That’s strange. The error message says that the safetensors file is corrupted, but if it’s working in ComfyUI, it’s hard to believe that it’s really corrupted. Is it a bug related to the library version?
I did delete my whole conda env to be on the latest version available of diffusers & safetensors. I’m on python 3.12.7, torch 2.5.1-cu11.8, diffusers 0.31, safetensors 0.4.5.

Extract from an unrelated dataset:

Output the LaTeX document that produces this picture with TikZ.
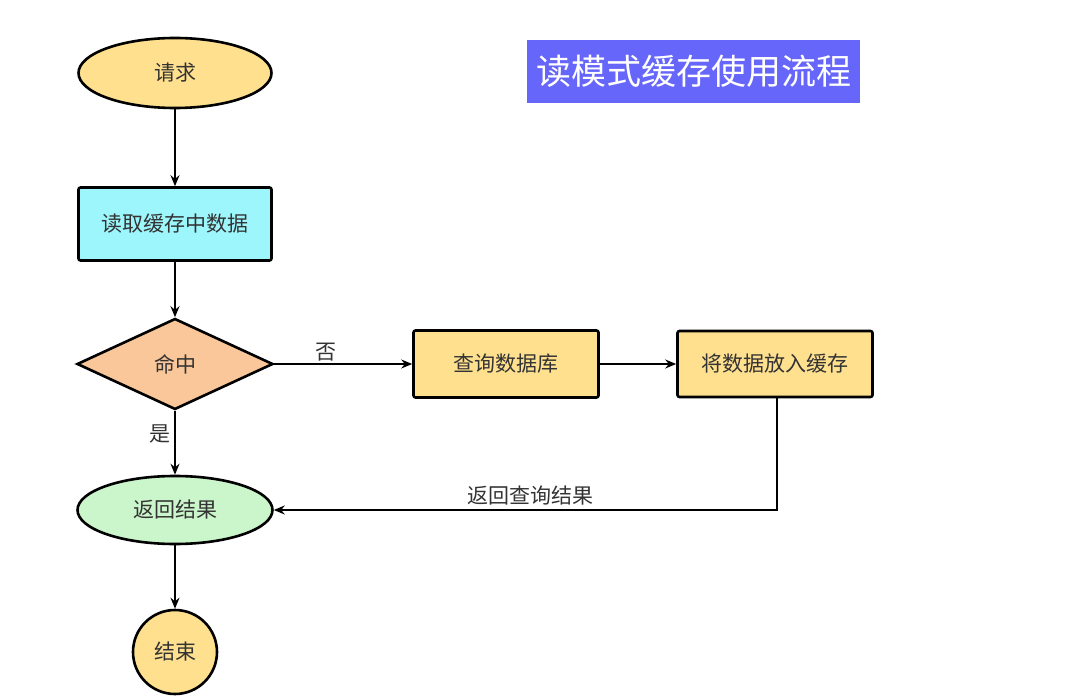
\documentclass[tikz,border=0pt]{standalone}
\usepackage{fontspec}
\setmainfont{Noto Sans CJK SC}
\usetikzlibrary{shapes.geometric,arrows.meta}
\definecolor{yel}{HTML}{FFE08F}
\definecolor{cyanb}{HTML}{9CF6FB}
\definecolor{peach}{HTML}{F9C799}
\definecolor{grn}{HTML}{CBF5CB}
\definecolor{titlebg}{HTML}{6666FA}
\definecolor{txt}{HTML}{333333}
\tikzset{
  base/.style={draw=black, line width=2.6pt, inner sep=0pt, text=txt, font=\fontsize{21}{25}\selectfont},
  term/.style={base, ellipse, minimum width=193pt, minimum height=70pt},
  procbox/.style={base, rectangle, rounded corners=2pt},
  decide/.style={base, diamond, minimum width=196pt, minimum height=91pt},
  endc/.style={base, circle, minimum size=84pt},
  conn/.style={draw=black, line width=1.4pt, -{Stealth[length=11pt,width=9pt]}},
  lbl/.style={text=txt, font=\fontsize{21}{25}\selectfont, inner sep=0pt}
}
\begin{document}
\begin{tikzpicture}[x=1pt,y=-1pt]
\useasboundingbox (0,0) rectangle (1065,700);
\node[term, fill=yel] (req) at (175,73) {请求};
\node[procbox, fill=cyanb, minimum width=193pt, minimum height=73pt] (read) at (175,224) {读取缓存中数据};
\node[decide, fill=peach] (hit) at (175,364) {命中};
\node[procbox, fill=yel, minimum width=185pt, minimum height=67pt] (db) at (506,364) {查询数据库};
\node[procbox, fill=yel, minimum width=195pt, minimum height=66pt] (put) at (775,364) {将数据放入缓存};
\node[term, fill=grn, minimum height=68pt, minimum width=195pt] (ret) at (175,510) {返回结果};
\node[endc, fill=yel] (end) at (175,652) {结束};
\node[fill=titlebg, text=white, minimum width=333pt, minimum height=63pt, inner sep=0pt, font=\fontsize{35}{40}\selectfont] (title) at (693.5,71.5) {读模式缓存使用流程};
\coordinate (corner) at (777,510);
\draw[conn] (req) -- (read);
\draw[conn] (read) -- (hit);
\draw[conn] (hit) -- (ret);
\draw[conn] (ret) -- (end);
\draw[conn] (hit) -- (db);
\draw[conn] (db) -- (put);
\draw[conn] (put.south -| corner) -- (corner) -- (ret);
\node[lbl] (no) at (326,352) {否};
\node[lbl] (yes) at (160,434) {是};
\node[lbl] (retlbl) at (530,496) {返回查询结果};
\end{tikzpicture}
\end{document}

Still got error while putting the pipe to cuda pipe.to("cuda") : with ImportError: DLL load failed while importing quanto_cuda: no module found
RuntimeError: Failed to import diffusers.models.transformers.transformer_flux because of the following error (look up to see its traceback):
Failed to import diffusers.loaders.unet because of the following error (look up to see its traceback):
Failed to import transformers.modeling_utils because of the following error (look up to see its traceback):
cannot import name 'quantize_' from 'torchao.quantization' (e:\conda\envs\diffuser\Lib\site-packages\torchao\quantization\__init__.py)
ERROR: Could not find a version that satisfies the requirement torchao==0.6.1 (from versions: 0.0.1, 0.0.3, 0.1)
ERROR: No matching distribution found for torchao==0.6.1
I think there are no release for cu11.8 I may need to updgrade to torch=2.5.1-cu121 [torchao github]
I did change my torch version to 2.4.0-cu121 and still had to build torchao from repo. When doing inference the pipe seems to not be running on gpu. torch work on cuda thought. when I do a pipe.to("cuda") It gives me a ImportError: DLL load failed while importing quanto_cuda. '
Anyway, if it doesn’t work up to this point, it’s more likely to be a CUDA-related installation error than a problem with the Python library. I also use Windows, and Windows is very prone to errors like this.
I did try my conda environement on another 1.5 model and got no issues what’s so ever (AnalogMadness loaded from a single file and got 50 step in 6.4s). The latest link you give me is more about dlib installation on windows, so far the diffusers library do not rely on that. I did get rid of all the quantization function since the latest error came from that, the model is loaded on the gpu, but it still take forever to generate an image.
If you don’t quantize, FLUX is over 30GB, so it won’t fit in VRAM, so that’s what happens…
If all goes well, it should work, but it’s not very compatible with Windows environments.
And still got RuntimeError: mat1 and mat2 must have the same dtype, but got Half and Float thus I tried different dtype (bfloat16, float16, float8, float8_e4m3fn).
what bugs me is that it work well in comfyui althought its environement doesn’t require quanto.
The ComfyUI log looks fine.
From the code, it looks like all the components are being loaded with 8-bit quantization by bitsandbytes, but why is there a discrepancy error between mat1 and mat2…?
My PC is too weak for FLUX, so I’ll try it on the cloud on HF later.